**Rows from a dataset of charts and code**:
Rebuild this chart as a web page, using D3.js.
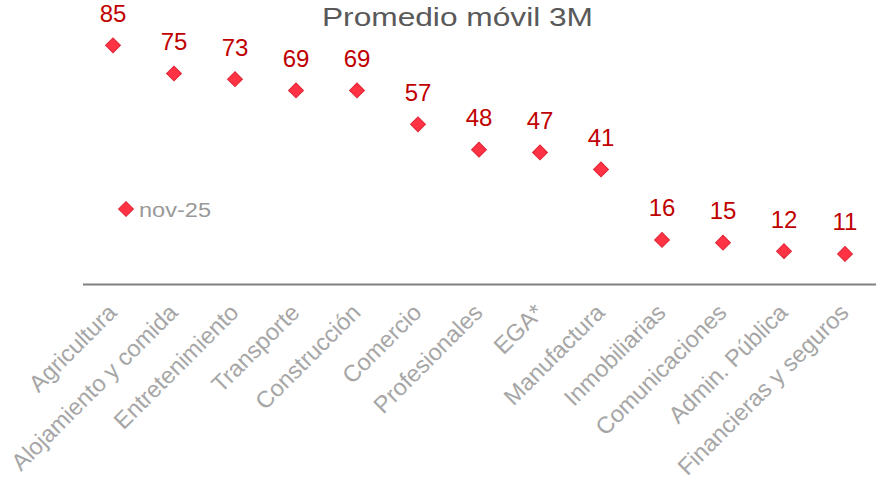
<!DOCTYPE html>
<html><head><meta charset="utf-8">
<script src="https://cdn.jsdelivr.net/npm/d3@7"></script>
<style>body{margin:0;background:#fff}svg{display:block;font-family:"Liberation Sans",Arial,sans-serif}</style>
</head><body><svg id="c" width="885" height="490"></svg>
<script>
const categories = ["Agricultura","Alojamiento y comida","Entretenimiento","Transporte","Construcción","Comercio","Profesionales","EGA*","Manufactura","Inmobiliarias","Comunicaciones","Admin. Pública","Financieras y seguros"];
const values = [85,75,73,69,69,57,48,47,41,16,15,12,11];
const seriesName = "nov-25";
const title = "Promedio móvil 3M";

const svg = d3.select("#c");
const x = d3.scaleBand().domain(categories).range([82.5, 875.5]);
const y = d3.scaleLinear().domain([0, 100]).range([285, 3]);

svg.append("text").attr("x", 322).attr("y", 26)
  .attr("font-size", 26.5).attr("fill", "#595959")
  .attr("textLength", 271).attr("lengthAdjust", "spacingAndGlyphs").text(title);

// axis
const ax = svg.append("g").attr("transform", `translate(0,${y(0) - 1})`).call(d3.axisBottom(x).tickSize(0).tickPadding(0));
ax.select(".domain").attr("stroke", "#808080").attr("stroke-width", 2);
ax.selectAll(".tick text").attr("font-size", 23.5).attr("fill", "#a6a6a6")
  .attr("font-family", '"Liberation Sans",Arial,sans-serif')
  .attr("text-anchor", "end").attr("dy", null).attr("y", 0)
  .attr("transform", "translate(5,30) rotate(-45)");

const diamond = d3.symbol().type(d3.symbolSquare).size(110);
const g = svg.append("g");
categories.forEach((c, i) => {
  const cx = x(c) + x.bandwidth()/2, cy = y(values[i]);
  g.append("path").attr("d", diamond()).attr("transform", `translate(${cx},${cy}) rotate(45)`)
    .attr("fill", "#ff3344").attr("stroke", "#e02535").attr("stroke-width", 1);
  g.append("text").attr("x", cx).attr("y", cy - 23.5).attr("text-anchor", "middle")
    .attr("font-size", 24).attr("fill", "#c00000").text(values[i]);
});

// legend
svg.append("path").attr("d", diamond()).attr("transform", "translate(126,209) rotate(45)")
  .attr("fill", "#ff3344").attr("stroke", "#e02535");
svg.append("text").attr("x", 139).attr("y", 217).attr("font-size", 20).attr("fill", "#999999")
  .attr("textLength", 72).attr("lengthAdjust", "spacingAndGlyphs").text(seriesName);
</script></body></html>
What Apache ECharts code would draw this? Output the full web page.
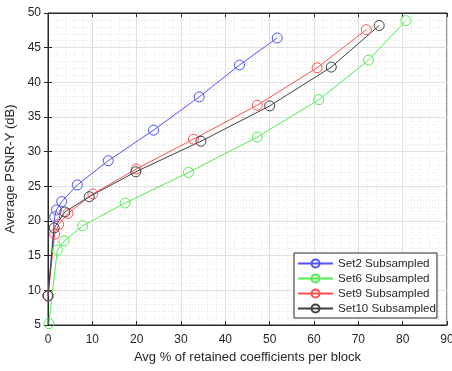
<!DOCTYPE html>
<html>
<head>
<meta charset="utf-8">
<script src="https://cdn.jsdelivr.net/npm/echarts@6/dist/echarts.min.js"></script>
<style>
  html, body { margin: 0; padding: 0; background: #fff; }
  #chart { width: 452px; height: 371px; }
</style>
</head>
<body>
<div id="chart"></div>
<script>
const set2X = [0, 1.5, 1.9, 3.1, 6.6, 13.6, 23.8, 34.1, 43.2, 51.7]
const set2Y = [9.2, 20.6, 21.6, 22.8, 25.2, 28.7, 33.1, 37.9, 42.5, 46.4]
const set6X = [0.2, 2.1, 3.6, 7.8, 17.4, 31.7, 47.2, 61.1, 72.3, 80.7]
const set6Y = [5.2, 15.8, 17.1, 19.3, 22.6, 27.0, 32.1, 37.5, 43.2, 48.9]
const set9X = [0, 1.5, 2.4, 4.5, 10.1, 19.9, 32.8, 47.2, 60.7, 71.8]
const set9Y = [9.2, 18.1, 19.5, 21.1, 23.9, 27.5, 31.8, 36.7, 42.1, 47.6]
const set10X = [0, 1.4, 3.8, 9.3, 19.8, 34.5, 50.0, 63.9, 74.7]
const set10Y = [9.2, 19.0, 21.3, 23.5, 27.1, 31.5, 36.6, 42.2, 48.2]

const seriesNames = ['Set2 Subsampled', 'Set6 Subsampled', 'Set9 Subsampled', 'Set10 Subsampled']
const seriesColors = ['#5050ff', '#50ee50', '#ff5050', '#404040']

const chart = echarts.init(document.getElementById('chart'))
const font = 'Liberation Sans, Arial, sans-serif'
const textColor = '#262626'

const pairs = (xs, ys) => xs.map((x, i) => [x, ys[i]])
const makeSeries = (name, color, xs, ys) => ({
  name,
  type: 'line',
  data: pairs(xs, ys),
  symbol: 'circle',
  symbolSize: 10,
  lineStyle: { color, width: 1 },
  itemStyle: { color: 'rgba(255,255,255,0)', borderColor: color, borderWidth: 1 },
  emphasis: { disabled: true },
  animation: false
})

const axisCommon = {
  axisLine: { show: true, lineStyle: { color: '#262626', width: 1 } },
  axisTick: { show: true, inside: true, length: 4, lineStyle: { color: '#262626' } },
  minorTick: { show: false },
  axisLabel: { color: textColor, fontFamily: font, fontSize: 12 }
}

chart.setOption({
  animation: false,
  grid: {
    left: 48, right: 5, top: 13, bottom: 46,
    outerBoundsMode: 'none',
    containLabel: false,
    show: true, borderColor: '#262626', borderWidth: 1
  },
  legend: {
    orient: 'vertical',
    left: 294,
    top: 253,
    padding: [4, 1, 3, 3],
    itemGap: 2,
    itemWidth: 35,
    itemHeight: 10,
    borderColor: '#262626',
    borderWidth: 1,
    backgroundColor: '#fff',
    textStyle: { color: textColor, fontFamily: font, fontSize: 11.6, lineHeight: 13 },
    data: seriesNames
  },
  xAxis: [{
    ...axisCommon,
    type: 'value',
    min: 0, max: 90, interval: 10,
    name: 'Avg % of retained coefficients per block',
    nameLocation: 'middle',
    nameGap: 24,
    nameTextStyle: { color: textColor, fontFamily: font, fontSize: 13 },
    axisLabel: { ...axisCommon.axisLabel, margin: 9 },
    minorTick: { show: false, splitNumber: 5 },
    splitLine: { show: true, lineStyle: { color: '#e0e0e0', width: 1 } },
    minorSplitLine: { show: true, lineStyle: { color: '#e6e6e6', type: [1, 2], width: 1 } }
  }, {
    ...axisCommon,
    type: 'value',
    position: 'top',
    min: 0, max: 90, interval: 10,
    axisLabel: { show: false },
    splitLine: { show: false }
  }],
  yAxis: [{
    ...axisCommon,
    type: 'value',
    min: 5, max: 50, interval: 5,
    name: 'Average PSNR-Y (dB)',
    nameLocation: 'middle',
    nameGap: 27,
    nameTextStyle: { color: textColor, fontFamily: font, fontSize: 13 },
    axisLabel: { ...axisCommon.axisLabel, margin: 7 },
    minorTick: { show: false, splitNumber: 5 },
    splitLine: { show: true, lineStyle: { color: '#e0e0e0', width: 1 } },
    minorSplitLine: { show: true, lineStyle: { color: '#e6e6e6', type: [1, 2], width: 1 } }
  }, {
    ...axisCommon,
    type: 'value',
    position: 'right',
    min: 5, max: 50, interval: 5,
    axisLabel: { show: false },
    splitLine: { show: false }
  }],
  series: [
    makeSeries(seriesNames[0], seriesColors[0], set2X, set2Y),
    makeSeries(seriesNames[1], seriesColors[1], set6X, set6Y),
    makeSeries(seriesNames[2], seriesColors[2], set9X, set9Y),
    makeSeries(seriesNames[3], seriesColors[3], set10X, set10Y)
  ]
})
</script>
</body>
</html>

**Set exercise**: Except for the pictures, print the data above exactly.

**Correct answer**:
Rebuild this chart as a web page, using D3.js.
<!DOCTYPE html>
<html><head><meta charset="utf-8">
<script src="https://cdn.jsdelivr.net/npm/d3@7"></script>
<style>body{margin:0;background:#fff}svg{display:block;font-family:"Liberation Sans",Arial,sans-serif}</style>
</head><body><svg id="c" width="885" height="490"></svg>
<script>
const categories = ["Agricultura","Alojamiento y comida","Entretenimiento","Transporte","Construcción","Comercio","Profesionales","EGA*","Manufactura","Inmobiliarias","Comunicaciones","Admin. Pública","Financieras y seguros"];
const values = [85,75,73,69,69,57,48,47,41,16,15,12,11];
const seriesName = "nov-25";
const title = "Promedio móvil 3M";

const svg = d3.select("#c");
const x = d3.scaleBand().domain(categories).range([82.5, 875.5]);
const y = d3.scaleLinear().domain([0, 100]).range([285, 3]);

svg.append("text").attr("x", 322).attr("y", 26)
  .attr("font-size", 26.5).attr("fill", "#595959")
  .attr("textLength", 271).attr("lengthAdjust", "spacingAndGlyphs").text(title);

// axis
const ax = svg.append("g").attr("transform", `translate(0,${y(0) - 1})`).call(d3.axisBottom(x).tickSize(0).tickPadding(0));
ax.select(".domain").attr("stroke", "#808080").attr("stroke-width", 2);
ax.selectAll(".tick text").attr("font-size", 23.5).attr("fill", "#a6a6a6")
  .attr("font-family", '"Liberation Sans",Arial,sans-serif')
  .attr("text-anchor", "end").attr("dy", null).attr("y", 0)
  .attr("transform", "translate(5,30) rotate(-45)");

const diamond = d3.symbol().type(d3.symbolSquare).size(110);
const g = svg.append("g");
categories.forEach((c, i) => {
  const cx = x(c) + x.bandwidth()/2, cy = y(values[i]);
  g.append("path").attr("d", diamond()).attr("transform", `translate(${cx},${cy}) rotate(45)`)
    .attr("fill", "#ff3344").attr("stroke", "#e02535").attr("stroke-width", 1);
  g.append("text").attr("x", cx).attr("y", cy - 23.5).attr("text-anchor", "middle")
    .attr("font-size", 24).attr("fill", "#c00000").text(values[i]);
});

// legend
svg.append("path").attr("d", diamond()).attr("transform", "translate(126,209) rotate(45)")
  .attr("fill", "#ff3344").attr("stroke", "#e02535");
svg.append("text").attr("x", 139).attr("y", 217).attr("font-size", 20).attr("fill", "#999999")
  .attr("textLength", 72).attr("lengthAdjust", "spacingAndGlyphs").text(seriesName);
</script></body></html>
What Apache ECharts code would draw this? Output the full web page.
<!DOCTYPE html>
<html>
<head>
<meta charset="utf-8">
<script src="https://cdn.jsdelivr.net/npm/echarts@6/dist/echarts.min.js"></script>
<style>
  html, body { margin: 0; padding: 0; background: #fff; }
  #chart { width: 452px; height: 371px; }
</style>
</head>
<body>
<div id="chart"></div>
<script>
const set2X = [0, 1.5, 1.9, 3.1, 6.6, 13.6, 23.8, 34.1, 43.2, 51.7]
const set2Y = [9.2, 20.6, 21.6, 22.8, 25.2, 28.7, 33.1, 37.9, 42.5, 46.4]
const set6X = [0.2, 2.1, 3.6, 7.8, 17.4, 31.7, 47.2, 61.1, 72.3, 80.7]
const set6Y = [5.2, 15.8, 17.1, 19.3, 22.6, 27.0, 32.1, 37.5, 43.2, 48.9]
const set9X = [0, 1.5, 2.4, 4.5, 10.1, 19.9, 32.8, 47.2, 60.7, 71.8]
const set9Y = [9.2, 18.1, 19.5, 21.1, 23.9, 27.5, 31.8, 36.7, 42.1, 47.6]
const set10X = [0, 1.4, 3.8, 9.3, 19.8, 34.5, 50.0, 63.9, 74.7]
const set10Y = [9.2, 19.0, 21.3, 23.5, 27.1, 31.5, 36.6, 42.2, 48.2]

const seriesNames = ['Set2 Subsampled', 'Set6 Subsampled', 'Set9 Subsampled', 'Set10 Subsampled']
const seriesColors = ['#5050ff', '#50ee50', '#ff5050', '#404040']

const chart = echarts.init(document.getElementById('chart'))
const font = 'Liberation Sans, Arial, sans-serif'
const textColor = '#262626'

const pairs = (xs, ys) => xs.map((x, i) => [x, ys[i]])
const makeSeries = (name, color, xs, ys) => ({
  name,
  type: 'line',
  data: pairs(xs, ys),
  symbol: 'circle',
  symbolSize: 10,
  lineStyle: { color, width: 1 },
  itemStyle: { color: 'rgba(255,255,255,0)', borderColor: color, borderWidth: 1 },
  emphasis: { disabled: true },
  animation: false
})

const axisCommon = {
  axisLine: { show: true, lineStyle: { color: '#262626', width: 1 } },
  axisTick: { show: true, inside: true, length: 4, lineStyle: { color: '#262626' } },
  minorTick: { show: false },
  axisLabel: { color: textColor, fontFamily: font, fontSize: 12 }
}

chart.setOption({
  animation: false,
  grid: {
    left: 48, right: 5, top: 13, bottom: 46,
    outerBoundsMode: 'none',
    containLabel: false,
    show: true, borderColor: '#262626', borderWidth: 1
  },
  legend: {
    orient: 'vertical',
    left: 294,
    top: 253,
    padding: [4, 1, 3, 3],
    itemGap: 2,
    itemWidth: 35,
    itemHeight: 10,
    borderColor: '#262626',
    borderWidth: 1,
    backgroundColor: '#fff',
    textStyle: { color: textColor, fontFamily: font, fontSize: 11.6, lineHeight: 13 },
    data: seriesNames
  },
  xAxis: [{
    ...axisCommon,
    type: 'value',
    min: 0, max: 90, interval: 10,
    name: 'Avg % of retained coefficients per block',
    nameLocation: 'middle',
    nameGap: 24,
    nameTextStyle: { color: textColor, fontFamily: font, fontSize: 13 },
    axisLabel: { ...axisCommon.axisLabel, margin: 9 },
    minorTick: { show: false, splitNumber: 5 },
    splitLine: { show: true, lineStyle: { color: '#e0e0e0', width: 1 } },
    minorSplitLine: { show: true, lineStyle: { color: '#e6e6e6', type: [1, 2], width: 1 } }
  }, {
    ...axisCommon,
    type: 'value',
    position: 'top',
    min: 0, max: 90, interval: 10,
    axisLabel: { show: false },
    splitLine: { show: false }
  }],
  yAxis: [{
    ...axisCommon,
    type: 'value',
    min: 5, max: 50, interval: 5,
    name: 'Average PSNR-Y (dB)',
    nameLocation: 'middle',
    nameGap: 27,
    nameTextStyle: { color: textColor, fontFamily: font, fontSize: 13 },
    axisLabel: { ...axisCommon.axisLabel, margin: 7 },
    minorTick: { show: false, splitNumber: 5 },
    splitLine: { show: true, lineStyle: { color: '#e0e0e0', width: 1 } },
    minorSplitLine: { show: true, lineStyle: { color: '#e6e6e6', type: [1, 2], width: 1 } }
  }, {
    ...axisCommon,
    type: 'value',
    position: 'right',
    min: 5, max: 50, interval: 5,
    axisLabel: { show: false },
    splitLine: { show: false }
  }],
  series: [
    makeSeries(seriesNames[0], seriesColors[0], set2X, set2Y),
    makeSeries(seriesNames[1], seriesColors[1], set6X, set6Y),
    makeSeries(seriesNames[2], seriesColors[2], set9X, set9Y),
    makeSeries(seriesNames[3], seriesColors[3], set10X, set10Y)
  ]
})
</script>
</body>
</html>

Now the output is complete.